Sepsis is a leading cause of morbidity and mortality worldwide. Early identification of sepsis is important as it allows timely administration of potentially life-saving resuscitation and antimicrobial therapy. We present COMPOSER (COnformal Multidimensional Prediction Of SEpsis Risk), a deep learning model for the early prediction of sepsis, specifically designed to reduce false alarms by detecting unfamiliar patients/situations arising from erroneous data, missingness, distributional shift and data drifts. COMPOSER flags these unfamiliar cases as indeterminate rather than making spurious predictions. Six patient cohorts (515,720 patients) curated from two healthcare systems in the United States across intensive care units (ICU) and emergency departments (ED) were used to train and externally and temporally validate this model. In a sequential prediction setting, COMPOSER achieved a consistently high area under the curve (AUC) (ICU: 0.925-0.953; ED: 0.938-0.945). Out of over 6 million prediction windows roughly 20% and 8% were identified as indeterminate amongst non-septic and septic patients, respectively. COMPOSER provided early warning within a clinically actionable timeframe (ICU: 12.2 [3.2 22.8] and ED: 2.1 [0.8 4.5] hours prior to first antibiotics order) across all six cohorts, thus allowing for identification and prioritization of patients at high risk for sepsis.

Fig. 1. Schematic diagram of COMPOSER.

Two possible deployment schemes are shown in panel (a). During the evaluation phase of COMPOSER (panel b), the input test data is first fed into the weighted input layer, and is then passed through the encoder (first module), after which the method of conformal prediction is utilized to determine the ‘conditions for use’ (second module).
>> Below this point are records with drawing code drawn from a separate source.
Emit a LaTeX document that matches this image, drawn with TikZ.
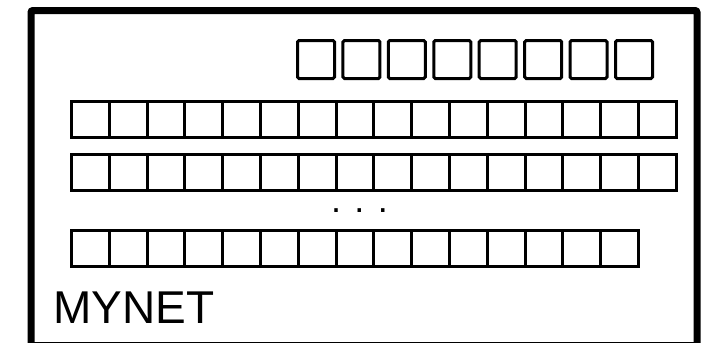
\documentclass[tikz,border=0pt]{standalone}
\usepackage{fontspec}
\setmainfont{Liberation Sans}
\usetikzlibrary{positioning}
\tikzset{
    % outer frame of the net
    netframe/.style={
        line width=7pt,
        rounded corners=2pt,
        black
    },
    % separate boxes of the top row
    slotbox/.style={
        draw,
        line width=3pt,
        rounded corners=1.5pt,
        minimum width=37pt,
        minimum height=38pt,
        inner sep=0pt
    },
    % cells of the long rows
    cellbox/.style={
        draw,
        line width=3pt,
        minimum width=37.8pt,
        minimum height=36pt,
        inner sep=0pt,
        outer sep=0pt
    }
}

\begin{document}
\begin{tikzpicture}[x=1pt,y=-1pt]
    \useasboundingbox (0,0) rectangle (713,343);
    % ===================== frame =====================
    \draw[netframe] (31,345.5) -- (31,10.5) -- (697,10.5) -- (697,345.5) -- cycle;

    % ===================== top row =====================
    \foreach \k in {1,...,8}
      \node[slotbox] (s\k) at ({316+45.43*(\k-1)},59.5) {};

    % ===================== long rows =====================
    \foreach \i in {1,...,16}
      \node[cellbox] (a\i) at ({71.5+37.8*(\i-0.5)},119.5) {};
    \foreach \i in {1,...,16}
      \node[cellbox] (b\i) at ({71.5+37.8*(\i-0.5)},172.5) {};
    \foreach \i in {1,...,15}
      \node[cellbox] (c\i) at ({71.5+37.8*(\i-0.5)},248.5) {};

    %label
    \node[anchor=base,inner sep=0pt,font=\fontsize{36}{40}\selectfont] (dots) at (359.5,212.5) {. . .};
    \node[anchor=base west,inner sep=0pt,font=\fontsize{46}{50}\selectfont] (name) at (53,323) {MYNET};
\end{tikzpicture}
\end{document}
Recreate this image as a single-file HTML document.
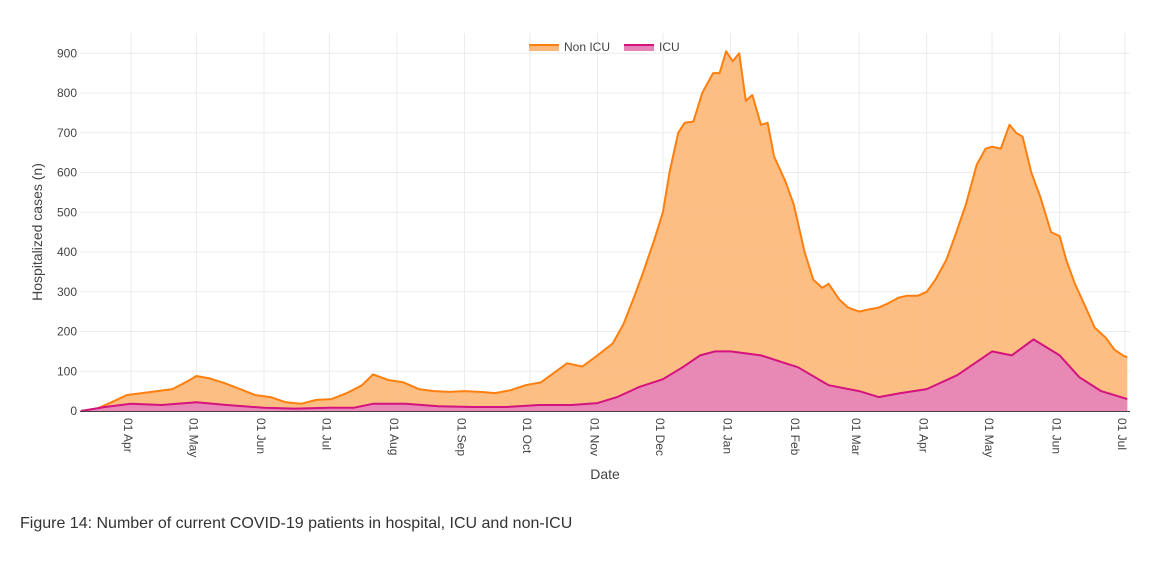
<!DOCTYPE html>
<html><head><meta charset="utf-8"><style>
body{margin:0;background:#fff;width:1160px;height:565px;overflow:hidden;font-family:"Liberation Sans",sans-serif}
svg text{font-family:"Liberation Sans",sans-serif}
#cap{position:absolute;left:20px;top:515px;font-size:16px;color:#333}
</style></head><body>
<svg id="chart" width="1160" height="510" style="position:absolute;left:0;top:0"></svg>
<div id="cap">Figure 14: Number of current COVID-19 patients in hospital, ICU and non-ICU</div>
<script>
const totalDates=["2020-03-09","2020-03-16","2020-03-23","2020-03-30","2020-04-06","2020-04-13","2020-04-20","2020-04-27","2020-05-01","2020-05-07","2020-05-14","2020-05-21","2020-05-28","2020-06-04","2020-06-11","2020-06-18","2020-06-25","2020-07-02","2020-07-09","2020-07-16","2020-07-21","2020-07-28","2020-08-04","2020-08-11","2020-08-18","2020-08-25","2020-09-01","2020-09-08","2020-09-15","2020-09-22","2020-09-29","2020-10-06","2020-10-13","2020-10-18","2020-10-25","2020-11-01","2020-11-08","2020-11-13","2020-11-18","2020-11-22","2020-11-27","2020-12-01","2020-12-04","2020-12-08","2020-12-11","2020-12-15","2020-12-19","2020-12-24","2020-12-27","2020-12-30","2021-01-02","2021-01-05","2021-01-08","2021-01-11","2021-01-15","2021-01-18","2021-01-21","2021-01-26","2021-01-30","2021-02-04","2021-02-08","2021-02-12","2021-02-15","2021-02-20","2021-02-24","2021-03-01","2021-03-05","2021-03-10","2021-03-14","2021-03-19","2021-03-23","2021-03-28","2021-04-01","2021-04-05","2021-04-10","2021-04-14","2021-04-19","2021-04-24","2021-04-28","2021-05-01","2021-05-05","2021-05-09","2021-05-12","2021-05-15","2021-05-19","2021-05-23","2021-05-28","2021-06-01","2021-06-04","2021-06-08","2021-06-13","2021-06-17","2021-06-22","2021-06-26","2021-06-30","2021-07-02"];
const totalValues=[0,5,22,40,45,50,55,75,88,82,70,55,40,35,22,18,28,30,45,65,92,78,72,55,50,48,50,48,45,52,65,72,100,120,112,140,170,220,290,350,430,500,600,700,725,728,800,850,850,905,880,900,780,795,720,725,640,580,520,400,330,310,320,280,260,250,255,260,270,285,290,290,300,330,380,440,520,620,660,665,660,720,700,690,600,540,450,440,380,320,260,210,185,155,140,135];
const icuDates=["2020-03-09","2020-03-20","2020-04-01","2020-04-15","2020-05-01","2020-05-15","2020-06-01","2020-06-15","2020-07-01","2020-07-12","2020-07-21","2020-08-05","2020-08-20","2020-09-05","2020-09-20","2020-10-05","2020-10-20","2020-11-01","2020-11-10","2020-11-20","2020-12-01","2020-12-10","2020-12-18","2020-12-25","2021-01-01","2021-01-15","2021-02-01","2021-02-15","2021-03-01","2021-03-10","2021-03-20","2021-04-01","2021-04-15","2021-05-01","2021-05-10","2021-05-20","2021-06-01","2021-06-10","2021-06-20","2021-07-02"];
const icuValues=[0,10,18,15,22,15,8,6,8,8,18,18,12,10,10,15,15,20,35,60,80,110,140,150,150,140,110,65,50,35,45,55,90,150,140,180,140,85,50,30];
const yTicks=[0,100,200,300,400,500,600,700,800,900];
const xTickDates=["2020-04-01","2020-05-01","2020-06-01","2020-07-01","2020-08-01","2020-09-01","2020-10-01","2020-11-01","2020-12-01","2021-01-01","2021-02-01","2021-03-01","2021-04-01","2021-05-01","2021-06-01","2021-07-01"];
const xTickLabels=["01 Apr","01 May","01 Jun","01 Jul","01 Aug","01 Sep","01 Oct","01 Nov","01 Dec","01 Jan","01 Feb","01 Mar","01 Apr","01 May","01 Jun","01 Jul"];

const NS="http://www.w3.org/2000/svg";
const svg=document.getElementById('chart');
const t0=Date.parse("2020-04-01");
const X=d=>131+(Date.parse(d)-t0)/864e5*2.18;
const Y=v=>411-v*0.3975;
function el(tag,attrs,parent){const e=document.createElementNS(NS,tag);for(const k in attrs)e.setAttribute(k,attrs[k]);(parent||svg).appendChild(e);return e;}
const grid=el('g',{});


yTicks.forEach(v=>{
  el('line',{x1:80,x2:1130,y1:Y(v),y2:Y(v),stroke:'#ebebeb','stroke-width':1},grid);
  const t=el('text',{x:77,y:Y(v)+4,'text-anchor':'end','font-size':12,fill:'#444'});
  t.textContent=v;
  
  
});
xTickDates.forEach((d,i)=>{
  const x=X(d);
  el('line',{x1:x,x2:x,y1:33,y2:411,stroke:'#ebebeb','stroke-width':1},grid);
  const t=el('text',{x:0,y:0,'font-size':12,fill:'#444',transform:`translate(${x-7},418) rotate(90)`});
  t.textContent=xTickLabels[i];
  
  
});
function pts(ds,vs){return ds.map((d,i)=>X(d).toFixed(1)+','+Y(vs[i]).toFixed(1));}
function area(ds,vs,fill,stroke,name){
  const p=pts(ds,vs);
  const a=el('path',{d:`M${X(ds[0])},${Y(0)}L${p.join('L')}L${X(ds[ds.length-1])},${Y(0)}Z`,fill:fill,'fill-opacity':0.93});
  
  
  const l=el('path',{d:'M'+p.join('L'),fill:'none',stroke:stroke,'stroke-width':2,'stroke-linejoin':'round'});
  
  
}
area(totalDates,totalValues,'#fdb97b','#ff7f0e','non-icu');
area(icuDates,icuValues,'#e683b9','#d4137f','icu');
el('line',{x1:80,x2:1130,y1:411.5,y2:411.5,stroke:'#444','stroke-width':1});
const yt=el('text',{x:0,y:0,'font-size':14,fill:'#444','text-anchor':'middle',transform:'translate(42,232) rotate(-90)'});
yt.textContent='Hospitalized cases (n)';


const xt=el('text',{x:605,y:479,'font-size':14,fill:'#444','text-anchor':'middle'});
xt.textContent='Date';


const lg=el('g',{});


el('rect',{x:529,y:44,width:30,height:7,fill:'#fdb97b'},lg);
el('line',{x1:529,x2:559,y1:45,y2:45,stroke:'#ff7f0e','stroke-width':2},lg);
const l1=el('text',{x:564,y:51,'font-size':12,fill:'#444'},lg);l1.textContent='Non ICU';


el('rect',{x:624,y:44,width:30,height:7,fill:'#e683b9'},lg);
el('line',{x1:624,x2:654,y1:45,y2:45,stroke:'#d4137f','stroke-width':2},lg);
const l2=el('text',{x:659,y:51,'font-size':12,fill:'#444'},lg);l2.textContent='ICU';


</script>
</body></html>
This is achieved by comparing the conformity of the new representation (H⁽²⁾) to the representations in the conformal set, which are carefully selected during the training phase (see Methods section). If conformity can be achieved at a given confidence level (ε), H⁽²⁾ is then forwarded to the sepsis predictor to obtain a risk score (third module). In comparison, panel (c) shows a deployment scheme without the use of conformal prediction.

Fig. 2. Summary of COMPOSER performance.

Comparison of COMPOSER model against GB-Vital^a and a feedforward neural network (FFNN^b). The line plots in a–f shows the relative improvement in positive predictive value (PPV), negative predictive value (NPV), diagnostic odds ratio (DOR), specificity (SPC), Area Under the Curve (AUC) and number of false alarms per patient hour (FAPH)⁺, respectively. The median and interquartiles for all six cohorts (three ICUs and three EDs) are summarized via superimposed box plots. In comparison, ESPM^c (not shown here) achieved an AUC of 0.889 (PPV = 31.2%, NPV = 97.8%, DOR = 23.2, SPC = 84.3, FAPH = 0.132) and 0.876 (PPV = 35.9%, NPV = 96.8%, DOR = 17.4, SPC = 94.2%, FAPH = 0.05) across Hospital-A temporal ICU and ED. ^aGB-Vital corresponds to a Gradient Boosted Tree (XGBoost)^, built using six vital signs measurements: systolic blood pressure, diastolic blood pressure, heart rate, respiratory rate, oxygen saturation and temperature. ^bFFNN corresponds to a 2 layer feedforward neural network that uses the same number of input features as that of COMPOSER. The starting point of y-axis for a and b were determined by the chance level of a classifier at the lowest prevalence rate. ^cESPM corresponds to the Epic’s commercially available Best Practice Advisory (BPA) alert. We only had access to the risk scores produced by this system at Hospital-A during the temporal validation time-frame. ⁺ False alarms per patient hour (FAPH) can be used to calculate the expected number of false alarms per unit of time in a typical care unit (e.g., a FAPH of 0.025 translates to roughly 1 alarm every 2 h in a 20-bed care unit).